§ **INSTRUCTION**
Copy each line of the data below exactly, leaving out pictures.

━━━━━ COLLECTED MATERIAL ━━━━━

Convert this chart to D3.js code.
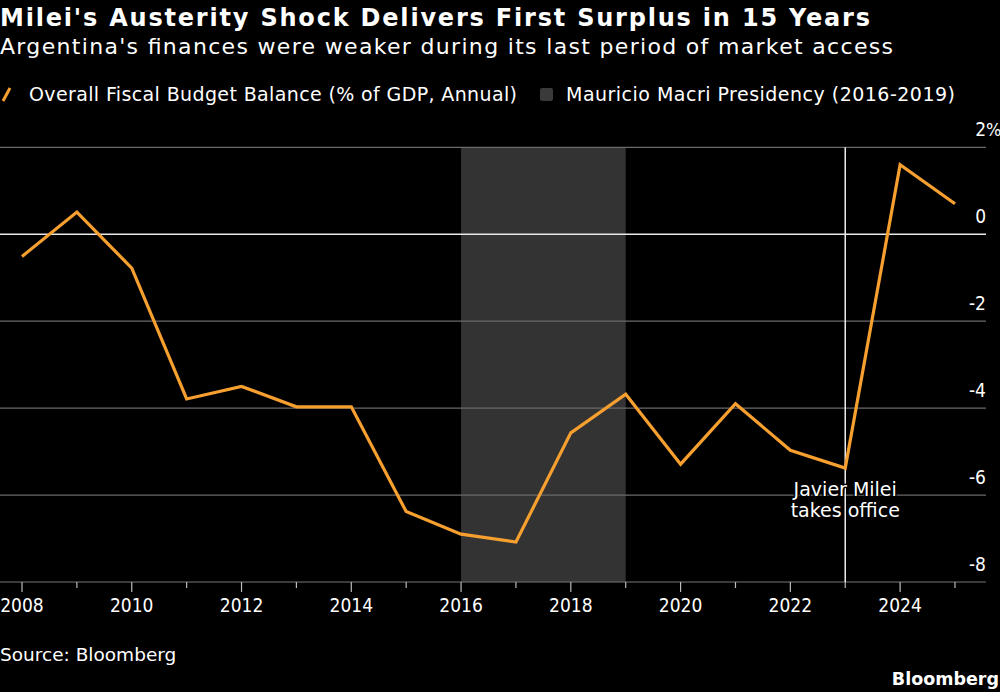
<!DOCTYPE html>
<html lang="en">

<head>
  <meta charset="UTF-8">
  <title>Milei's Austerity Shock</title>
  <script src="https://cdn.jsdelivr.net/npm/d3@7"></script>
  <style>
    body { margin: 0; background: #000; }
    text { font-family: "DejaVu Sans", sans-serif; fill: #fff; }
    .cond { font-family: "DejaVu Sans Condensed", "DejaVu Sans", sans-serif; }
  </style>
</head>

<body>
  <svg width=1000 height=692 id="chart"></svg>
  <script>
    // data
    const years = [2008, 2009, 2010, 2011, 2012, 2013, 2014, 2015, 2016, 2017, 2018, 2019, 2020, 2021, 2022, 2023, 2024, 2025];
    const balance = [-0.51, 0.51, -0.78, -3.79, -3.5, -3.97, -3.97, -6.38, -6.9, -7.08, -4.57, -3.68, -5.29, -3.9, -4.97, -5.38, 1.6, 0.7];
    const yTicks = [2, 0, -2, -4, -6, -8];
    const xTickYears = [2008, 2010, 2012, 2014, 2016, 2018, 2020, 2022, 2024];
    const macri = [2016, 2019];
    const mileiYear = 2023;

    const svg = d3.select('#chart');
    svg.append('rect').attr('width', 1000).attr('height', 692).attr('fill', '#000');

    const x = d3.scaleLinear().domain([2008, 2025]).range([22, 955]);
    const y = d3.scaleLinear().domain([-8, 2]).range([582, 147.3]);
    const gridRight = 986;

    // titles
    svg.append('text').attr('x', 0).attr('y', 26)
      .attr('font-size', '24px').attr('font-weight', 'bold')
      .attr('textLength', 870).attr('lengthAdjust', 'spacing')
      .text("Milei's Austerity Shock Delivers First Surplus in 15 Years");
    svg.append('text').attr('x', 0).attr('y', 54)
      .attr('font-size', '22px')
      .attr('textLength', 893).attr('lengthAdjust', 'spacing')
      .text("Argentina's finances were weaker during its last period of market access");

    // legend
    svg.append('line')
      .attr('x1', 3).attr('y1', 101).attr('x2', 10).attr('y2', 88)
      .attr('stroke', '#f7a030').attr('stroke-width', 3);
    svg.append('text').attr('x', 29).attr('y', 101).attr('font-size', '19px')
      .attr('textLength', 488).attr('lengthAdjust', 'spacing')
      .text('Overall Fiscal Budget Balance (% of GDP, Annual)');
    svg.append('rect').attr('x', 540).attr('y', 88).attr('width', 13).attr('height', 13)
      .attr('rx', 2).attr('fill', '#3a3a3a');
    svg.append('text').attr('x', 566).attr('y', 101).attr('font-size', '19px')
      .attr('textLength', 389).attr('lengthAdjust', 'spacing')
      .text('Mauricio Macri Presidency (2016-2019)');

    // Macri shading
    svg.append('rect')
      .attr('x', x(macri[0])).attr('y', y(2))
      .attr('width', x(macri[1]) - x(macri[0]))
      .attr('height', y(-8) - y(2))
      .attr('fill', '#333');

    // gridlines
    svg.selectAll('.grid')
      .data(yTicks.filter(d => d !== 0 && d !== -8))
      .enter()
      .append('line')
      .attr('class', 'grid')
      .attr('x1', 0).attr('x2', gridRight)
      .attr('y1', d => y(d)).attr('y2', d => y(d))
      .attr('stroke', '#6a6a6a').attr('stroke-width', 1.2);

    // y labels
    svg.selectAll('.ylab')
      .data(yTicks)
      .enter()
      .append('text')
      .attr('class', 'ylab cond')
      .attr('x', gridRight)
      .attr('y', d => y(d) - 11)
      .attr('text-anchor', 'end')
      .attr('font-size', '19px')
      .text(d => d);
    svg.append('text').attr('class', 'cond').attr('x', gridRight).attr('y', y(2) - 11)
      .attr('font-size', '18px').text('%');

    // x axis
    const xAxis = d3.axisBottom(x)
      .tickValues(years)
      .tickSize(0)
      .tickFormat('');
    const gx = svg.append('g').attr('transform', `translate(0, ${y(-8)})`).call(xAxis);
    gx.select('.domain').remove();
    svg.append('line')
      .attr('x1', 0).attr('x2', gridRight)
      .attr('y1', y(-8)).attr('y2', y(-8))
      .attr('stroke', '#777').attr('stroke-width', 1.2);
    svg.selectAll('.xtick')
      .data(years)
      .enter()
      .append('line')
      .attr('class', 'xtick')
      .attr('x1', d => x(d)).attr('x2', d => x(d))
      .attr('y1', y(-8))
      .attr('y2', d => y(-8) + (xTickYears.includes(d) ? 10 : 6))
      .attr('stroke', '#bbb').attr('stroke-width', 1.2);
    svg.selectAll('.xlab')
      .data(xTickYears)
      .enter()
      .append('text')
      .attr('class', 'xlab cond')
      .attr('x', d => x(d))
      .attr('y', 612)
      .attr('text-anchor', 'middle')
      .attr('font-size', '19px')
      .text(d => d);

    // zero line
    svg.append('line')
      .attr('x1', 0).attr('x2', gridRight)
      .attr('y1', y(0)).attr('y2', y(0))
      .attr('stroke', '#e8e8e8').attr('stroke-width', 1.6);

    // Milei line
    svg.append('line')
      .attr('x1', x(mileiYear)).attr('x2', x(mileiYear))
      .attr('y1', y(2)).attr('y2', y(-8))
      .attr('stroke', '#eee').attr('stroke-width', 1.5);

    // data line
    const line = d3.line()
      .x((d, i) => x(years[i]))
      .y(d => y(d));
    svg.append('path')
      .datum(balance)
      .attr('d', line)
      .attr('fill', 'none')
      .attr('stroke', '#f7a030')
      .attr('stroke-width', 3.2)
      .attr('stroke-linejoin', 'miter');

    // annotation
    const ann = svg.append('text')
      .attr('x', x(mileiYear))
      .attr('text-anchor', 'middle')
      .attr('font-size', '19px')
      .attr('stroke', '#000').attr('stroke-width', 3)
      .attr('paint-order', 'stroke');
    ann.append('tspan').attr('x', x(mileiYear)).attr('y', 496).text('Javier Milei');
    ann.append('tspan').attr('x', x(mileiYear)).attr('y', 517).text('takes office');

    // footer
    svg.append('text').attr('x', 0).attr('y', 661).attr('font-size', '18.5px')
      .text('Source: Bloomberg');
    svg.append('text').attr('x', 999).attr('y', 685).attr('text-anchor', 'end')
      .attr('font-size', '17.5px').attr('font-weight', 'bold')
      .text('Bloomberg');
  </script>
</body>

</html>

━━━━━

§ **FINISHED EXERCISE**
Convert this chart to D3.js code.
<!DOCTYPE html>
<html lang="en">

<head>
  <meta charset="UTF-8">
  <title>Milei's Austerity Shock</title>
  <script src="https://cdn.jsdelivr.net/npm/d3@7"></script>
  <style>
    body { margin: 0; background: #000; }
    text { font-family: "DejaVu Sans", sans-serif; fill: #fff; }
    .cond { font-family: "DejaVu Sans Condensed", "DejaVu Sans", sans-serif; }
  </style>
</head>

<body>
  <svg width=1000 height=692 id="chart"></svg>
  <script>
    // data
    const years = [2008, 2009, 2010, 2011, 2012, 2013, 2014, 2015, 2016, 2017, 2018, 2019, 2020, 2021, 2022, 2023, 2024, 2025];
    const balance = [-0.51, 0.51, -0.78, -3.79, -3.5, -3.97, -3.97, -6.38, -6.9, -7.08, -4.57, -3.68, -5.29, -3.9, -4.97, -5.38, 1.6, 0.7];
    const yTicks = [2, 0, -2, -4, -6, -8];
    const xTickYears = [2008, 2010, 2012, 2014, 2016, 2018, 2020, 2022, 2024];
    const macri = [2016, 2019];
    const mileiYear = 2023;

    const svg = d3.select('#chart');
    svg.append('rect').attr('width', 1000).attr('height', 692).attr('fill', '#000');

    const x = d3.scaleLinear().domain([2008, 2025]).range([22, 955]);
    const y = d3.scaleLinear().domain([-8, 2]).range([582, 147.3]);
    const gridRight = 986;

    // titles
    svg.append('text').attr('x', 0).attr('y', 26)
      .attr('font-size', '24px').attr('font-weight', 'bold')
      .attr('textLength', 870).attr('lengthAdjust', 'spacing')
      .text("Milei's Austerity Shock Delivers First Surplus in 15 Years");
    svg.append('text').attr('x', 0).attr('y', 54)
      .attr('font-size', '22px')
      .attr('textLength', 893).attr('lengthAdjust', 'spacing')
      .text("Argentina's finances were weaker during its last period of market access");

    // legend
    svg.append('line')
      .attr('x1', 3).attr('y1', 101).attr('x2', 10).attr('y2', 88)
      .attr('stroke', '#f7a030').attr('stroke-width', 3);
    svg.append('text').attr('x', 29).attr('y', 101).attr('font-size', '19px')
      .attr('textLength', 488).attr('lengthAdjust', 'spacing')
      .text('Overall Fiscal Budget Balance (% of GDP, Annual)');
    svg.append('rect').attr('x', 540).attr('y', 88).attr('width', 13).attr('height', 13)
      .attr('rx', 2).attr('fill', '#3a3a3a');
    svg.append('text').attr('x', 566).attr('y', 101).attr('font-size', '19px')
      .attr('textLength', 389).attr('lengthAdjust', 'spacing')
      .text('Mauricio Macri Presidency (2016-2019)');

    // Macri shading
    svg.append('rect')
      .attr('x', x(macri[0])).attr('y', y(2))
      .attr('width', x(macri[1]) - x(macri[0]))
      .attr('height', y(-8) - y(2))
      .attr('fill', '#333');

    // gridlines
    svg.selectAll('.grid')
      .data(yTicks.filter(d => d !== 0 && d !== -8))
      .enter()
      .append('line')
      .attr('class', 'grid')
      .attr('x1', 0).attr('x2', gridRight)
      .attr('y1', d => y(d)).attr('y2', d => y(d))
      .attr('stroke', '#6a6a6a').attr('stroke-width', 1.2);

    // y labels
    svg.selectAll('.ylab')
      .data(yTicks)
      .enter()
      .append('text')
      .attr('class', 'ylab cond')
      .attr('x', gridRight)
      .attr('y', d => y(d) - 11)
      .attr('text-anchor', 'end')
      .attr('font-size', '19px')
      .text(d => d);
    svg.append('text').attr('class', 'cond').attr('x', gridRight).attr('y', y(2) - 11)
      .attr('font-size', '18px').text('%');

    // x axis
    const xAxis = d3.axisBottom(x)
      .tickValues(years)
      .tickSize(0)
      .tickFormat('');
    const gx = svg.append('g').attr('transform', `translate(0, ${y(-8)})`).call(xAxis);
    gx.select('.domain').remove();
    svg.append('line')
      .attr('x1', 0).attr('x2', gridRight)
      .attr('y1', y(-8)).attr('y2', y(-8))
      .attr('stroke', '#777').attr('stroke-width', 1.2);
    svg.selectAll('.xtick')
      .data(years)
      .enter()
      .append('line')
      .attr('class', 'xtick')
      .attr('x1', d => x(d)).attr('x2', d => x(d))
      .attr('y1', y(-8))
      .attr('y2', d => y(-8) + (xTickYears.includes(d) ? 10 : 6))
      .attr('stroke', '#bbb').attr('stroke-width', 1.2);
    svg.selectAll('.xlab')
      .data(xTickYears)
      .enter()
      .append('text')
      .attr('class', 'xlab cond')
      .attr('x', d => x(d))
      .attr('y', 612)
      .attr('text-anchor', 'middle')
      .attr('font-size', '19px')
      .text(d => d);

    // zero line
    svg.append('line')
      .attr('x1', 0).attr('x2', gridRight)
      .attr('y1', y(0)).attr('y2', y(0))
      .attr('stroke', '#e8e8e8').attr('stroke-width', 1.6);

    // Milei line
    svg.append('line')
      .attr('x1', x(mileiYear)).attr('x2', x(mileiYear))
      .attr('y1', y(2)).attr('y2', y(-8))
      .attr('stroke', '#eee').attr('stroke-width', 1.5);

    // data line
    const line = d3.line()
      .x((d, i) => x(years[i]))
      .y(d => y(d));
    svg.append('path')
      .datum(balance)
      .attr('d', line)
      .attr('fill', 'none')
      .attr('stroke', '#f7a030')
      .attr('stroke-width', 3.2)
      .attr('stroke-linejoin', 'miter');

    // annotation
    const ann = svg.append('text')
      .attr('x', x(mileiYear))
      .attr('text-anchor', 'middle')
      .attr('font-size', '19px')
      .attr('stroke', '#000').attr('stroke-width', 3)
      .attr('paint-order', 'stroke');
    ann.append('tspan').attr('x', x(mileiYear)).attr('y', 496).text('Javier Milei');
    ann.append('tspan').attr('x', x(mileiYear)).attr('y', 517).text('takes office');

    // footer
    svg.append('text').attr('x', 0).attr('y', 661).attr('font-size', '18.5px')
      .text('Source: Bloomberg');
    svg.append('text').attr('x', 999).attr('y', 685).attr('text-anchor', 'end')
      .attr('font-size', '17.5px').attr('font-weight', 'bold')
      .text('Bloomberg');
  </script>
</body>

</html>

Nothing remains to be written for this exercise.